My standards set, I promptly made my first mistake. My wife said, "Say! Let's see what we can find at the animal shelter." And I said (I still can't believe it), "Okay, dear." Important rule: A visit to the animal shelter should never be turned into a family outing, unless your family is riddled with sadists and masochists. The place is as uplifting as an orphan's funeral and not at all conducive to sane, unemotional decision-making. As a rule, the cellblocks are populated by four types of dogs: runaways, the abandoned, the psychotic and the quarantined. None are ideal adoption material. Take home a runaway, and he'll run away. Take home an abandoned dog, and you're sure to find he was abandoned for good reason. Psychotic dogs are fine until you do something foolish, like make eye contact.

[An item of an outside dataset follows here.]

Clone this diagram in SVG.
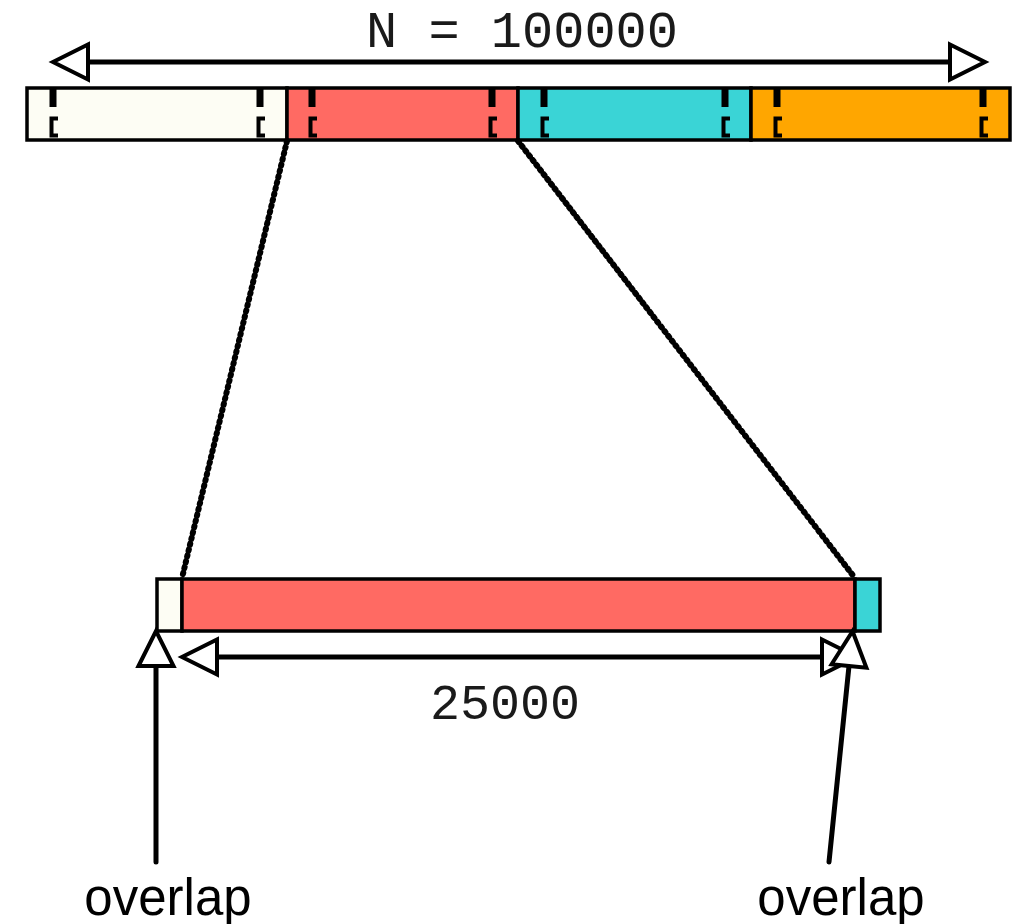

Then they become quarantined dogs.

A further problem is that any dog with only a few hours to live automatically takes on the most adorable characteristics of a puppy. It's amazing. I'm sure John Wayne Gacy is no more adorable now than when he was digging up his yard. But a pit bull who's set to die for eating a family of six? He's adorable.

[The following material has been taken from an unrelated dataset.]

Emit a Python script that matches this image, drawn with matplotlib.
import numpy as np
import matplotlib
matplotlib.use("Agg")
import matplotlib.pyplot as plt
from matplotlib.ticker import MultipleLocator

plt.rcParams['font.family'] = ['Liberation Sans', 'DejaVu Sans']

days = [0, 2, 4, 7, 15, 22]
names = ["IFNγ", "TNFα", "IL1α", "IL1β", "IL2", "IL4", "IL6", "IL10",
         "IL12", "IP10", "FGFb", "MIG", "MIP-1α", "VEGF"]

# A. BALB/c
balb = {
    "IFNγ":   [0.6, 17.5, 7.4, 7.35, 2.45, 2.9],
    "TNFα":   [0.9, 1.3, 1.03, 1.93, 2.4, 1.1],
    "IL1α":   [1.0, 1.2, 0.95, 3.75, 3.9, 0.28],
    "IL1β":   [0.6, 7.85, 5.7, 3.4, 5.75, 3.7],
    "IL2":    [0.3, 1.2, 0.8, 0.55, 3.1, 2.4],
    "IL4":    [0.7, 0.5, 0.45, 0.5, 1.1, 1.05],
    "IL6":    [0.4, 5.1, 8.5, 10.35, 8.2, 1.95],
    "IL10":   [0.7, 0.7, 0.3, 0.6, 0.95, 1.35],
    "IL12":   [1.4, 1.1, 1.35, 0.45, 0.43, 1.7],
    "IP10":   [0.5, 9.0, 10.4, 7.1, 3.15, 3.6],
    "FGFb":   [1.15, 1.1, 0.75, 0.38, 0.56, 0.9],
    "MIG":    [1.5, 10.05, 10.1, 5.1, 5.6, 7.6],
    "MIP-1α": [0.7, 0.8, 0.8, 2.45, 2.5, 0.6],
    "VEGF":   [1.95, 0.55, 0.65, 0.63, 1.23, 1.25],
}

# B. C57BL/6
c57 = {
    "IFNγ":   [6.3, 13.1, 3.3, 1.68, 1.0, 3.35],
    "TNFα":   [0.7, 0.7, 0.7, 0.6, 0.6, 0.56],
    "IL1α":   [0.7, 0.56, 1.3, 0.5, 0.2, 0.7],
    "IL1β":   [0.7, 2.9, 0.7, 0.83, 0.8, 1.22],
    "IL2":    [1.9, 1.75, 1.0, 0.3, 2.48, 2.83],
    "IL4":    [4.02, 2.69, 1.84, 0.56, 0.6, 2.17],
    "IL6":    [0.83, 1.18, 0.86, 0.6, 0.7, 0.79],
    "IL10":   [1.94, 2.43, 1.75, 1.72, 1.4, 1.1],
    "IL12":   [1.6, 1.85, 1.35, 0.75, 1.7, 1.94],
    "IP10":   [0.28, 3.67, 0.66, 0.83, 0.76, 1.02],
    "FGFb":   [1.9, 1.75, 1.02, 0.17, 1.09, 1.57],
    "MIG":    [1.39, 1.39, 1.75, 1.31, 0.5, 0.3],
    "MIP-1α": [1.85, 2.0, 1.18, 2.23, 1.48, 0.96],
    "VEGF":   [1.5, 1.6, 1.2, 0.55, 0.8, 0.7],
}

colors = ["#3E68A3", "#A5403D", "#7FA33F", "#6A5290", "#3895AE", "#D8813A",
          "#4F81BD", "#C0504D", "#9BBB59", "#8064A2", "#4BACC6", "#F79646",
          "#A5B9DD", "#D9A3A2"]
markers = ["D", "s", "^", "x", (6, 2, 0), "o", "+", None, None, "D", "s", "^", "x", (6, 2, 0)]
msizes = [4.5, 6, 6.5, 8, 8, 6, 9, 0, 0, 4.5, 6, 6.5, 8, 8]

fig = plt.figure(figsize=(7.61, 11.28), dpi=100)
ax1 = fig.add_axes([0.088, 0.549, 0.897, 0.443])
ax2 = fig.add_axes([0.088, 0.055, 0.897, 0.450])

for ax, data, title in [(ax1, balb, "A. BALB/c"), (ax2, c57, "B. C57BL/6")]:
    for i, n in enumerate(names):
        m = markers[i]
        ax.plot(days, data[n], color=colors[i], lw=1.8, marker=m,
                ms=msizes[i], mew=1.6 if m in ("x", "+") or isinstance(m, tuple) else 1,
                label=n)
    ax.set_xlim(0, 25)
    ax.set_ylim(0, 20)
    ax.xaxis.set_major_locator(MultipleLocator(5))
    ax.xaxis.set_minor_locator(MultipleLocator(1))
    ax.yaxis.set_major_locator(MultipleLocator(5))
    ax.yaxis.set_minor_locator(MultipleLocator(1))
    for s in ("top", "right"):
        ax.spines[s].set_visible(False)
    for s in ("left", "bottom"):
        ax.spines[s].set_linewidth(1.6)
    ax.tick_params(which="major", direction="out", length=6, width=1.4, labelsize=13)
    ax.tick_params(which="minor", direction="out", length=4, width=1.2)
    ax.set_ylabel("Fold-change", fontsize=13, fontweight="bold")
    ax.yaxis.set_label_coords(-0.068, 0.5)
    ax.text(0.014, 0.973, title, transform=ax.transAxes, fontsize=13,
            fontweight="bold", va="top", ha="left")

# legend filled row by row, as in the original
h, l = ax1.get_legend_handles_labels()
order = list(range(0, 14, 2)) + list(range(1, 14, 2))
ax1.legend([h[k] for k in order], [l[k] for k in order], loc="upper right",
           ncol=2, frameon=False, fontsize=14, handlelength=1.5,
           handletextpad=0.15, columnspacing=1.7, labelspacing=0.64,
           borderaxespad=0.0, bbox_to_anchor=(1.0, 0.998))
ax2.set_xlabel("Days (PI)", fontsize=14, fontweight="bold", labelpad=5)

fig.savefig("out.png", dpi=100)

So was the mutt we finally chose to rescue from the Big Sleep. The one my son named Buddy.

It wasn't until we got Buddy out to the car that I realized he was much bigger and younger than he'd seemed inside. And it wasn't until I read the paperwork that I realized we'd adopted a seven-month-old border collie--a breed with no use for a human lap. If you have sixty acres and a few hundred head of sheep in need of herding, you get yourself a border collie. But what the hell. My son was ecstatic. He had a dog who looked just like Benji. If you stood back a few hundred yards and squinted REEEEAL hard.

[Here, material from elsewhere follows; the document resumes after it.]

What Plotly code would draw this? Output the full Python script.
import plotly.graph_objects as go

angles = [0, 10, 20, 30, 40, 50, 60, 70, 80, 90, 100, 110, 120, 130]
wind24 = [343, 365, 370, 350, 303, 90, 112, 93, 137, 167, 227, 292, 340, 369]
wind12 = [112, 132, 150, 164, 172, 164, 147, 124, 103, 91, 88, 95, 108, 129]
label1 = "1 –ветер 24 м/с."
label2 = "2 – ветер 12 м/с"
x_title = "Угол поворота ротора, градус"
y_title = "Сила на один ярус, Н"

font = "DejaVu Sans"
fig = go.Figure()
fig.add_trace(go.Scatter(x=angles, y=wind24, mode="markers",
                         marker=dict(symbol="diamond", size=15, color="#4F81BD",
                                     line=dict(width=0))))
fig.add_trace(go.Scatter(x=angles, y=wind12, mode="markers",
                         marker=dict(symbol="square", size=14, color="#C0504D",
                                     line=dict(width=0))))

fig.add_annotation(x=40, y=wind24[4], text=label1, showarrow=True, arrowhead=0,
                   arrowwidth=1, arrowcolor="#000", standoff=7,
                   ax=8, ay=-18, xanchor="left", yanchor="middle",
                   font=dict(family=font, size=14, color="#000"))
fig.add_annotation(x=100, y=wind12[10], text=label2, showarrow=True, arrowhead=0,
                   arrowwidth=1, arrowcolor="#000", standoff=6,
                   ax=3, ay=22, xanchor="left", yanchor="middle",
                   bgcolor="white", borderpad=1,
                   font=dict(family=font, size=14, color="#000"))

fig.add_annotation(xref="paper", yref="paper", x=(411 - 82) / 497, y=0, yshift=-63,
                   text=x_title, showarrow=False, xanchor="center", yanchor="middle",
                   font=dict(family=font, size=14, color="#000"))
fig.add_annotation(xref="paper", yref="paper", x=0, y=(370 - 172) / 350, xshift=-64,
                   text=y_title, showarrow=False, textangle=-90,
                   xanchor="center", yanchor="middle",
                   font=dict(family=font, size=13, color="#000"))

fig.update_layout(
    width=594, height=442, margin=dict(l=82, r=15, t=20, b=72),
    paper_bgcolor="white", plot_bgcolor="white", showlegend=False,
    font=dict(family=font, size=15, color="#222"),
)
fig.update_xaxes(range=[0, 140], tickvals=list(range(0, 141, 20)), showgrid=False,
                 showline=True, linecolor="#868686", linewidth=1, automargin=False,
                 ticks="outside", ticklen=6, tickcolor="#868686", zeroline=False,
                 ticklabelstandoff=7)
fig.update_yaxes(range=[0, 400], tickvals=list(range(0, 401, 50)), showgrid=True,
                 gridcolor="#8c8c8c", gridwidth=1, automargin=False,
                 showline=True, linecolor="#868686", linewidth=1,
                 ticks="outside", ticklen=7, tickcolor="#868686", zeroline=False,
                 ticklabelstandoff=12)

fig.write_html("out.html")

Once home, I opened the door, removed Buddy's leash and said something gracious like, "Welcome to your new home!" Within twelve minutes the dog soaked the couch; took a dump on my slippers; mistook a video cassette for a rawhide chew toy; howled whenever we left the room; and knocked my son down with an overly affectionate greeting whenever we returned.

It was around the thirteenth minute that my boy decided he didn't want a dog after all. So he took it very well when Buddy--apparently a former runaway--ran away.

Honest. I did not aid his escape. I simply opened the door to admit a visitor, and at a speed exceeding any ever attained by Chuck Yeager, Buddy was gone. Out of the house, neighborhood and perhaps the state. After a long, fruitless search, I took my son aside and broke the horrible news. "Oh," he said, remarkably dry-eyed. Then panic struck. "Are we gonna get another dog?"

Five days later, I was certain Buddy had become one with a Buick. Imagine my surprise when I came home and found him chained to the kitchen table--which he'd upended and dragged into the living room, upending the stereo along the way.

Seems some well-meaning folks halfway across town had found him and run a lost-and-found ad ("Black/white border collie, un-housebroken and energetic") that my wife happened to see. Ooooh, what luck.

I thought of borrowing Dorothy McGuire's rabies story and figured my son would be willing to play the Tommy Kirk part. But that would have involved the purchase of a shotgun, and frankly, I didn't want to invest any more money into our pitiable excuse for a boy's best friend. Also, if incredibly stupid people like me have a right to live, then incredibly stupid animals have the same right, provided they exercise it at somebody else's house. Like my in-laws. My wife's parents possess many fine qualities, but the finest, perhaps, is that they always make grand offers without seeming to worry you may accept. And when Buddy returned, they made the grandest offer of all time: "We have a big yard. He can live with us."

If Dorothy McGuire had such big-hearted relatives, she wouldn't have had to invent her rabies cover-up story or fork out for a shotgun. And Old Yeller would have ended on the upbeat, like this story: Buddy's happy, my wife is happy, I'm happy, even my in-laws are happy.

Oh, yes. My son is happy, too. Except when we're at grandma's house and someone tells him to go out back and play with his dog.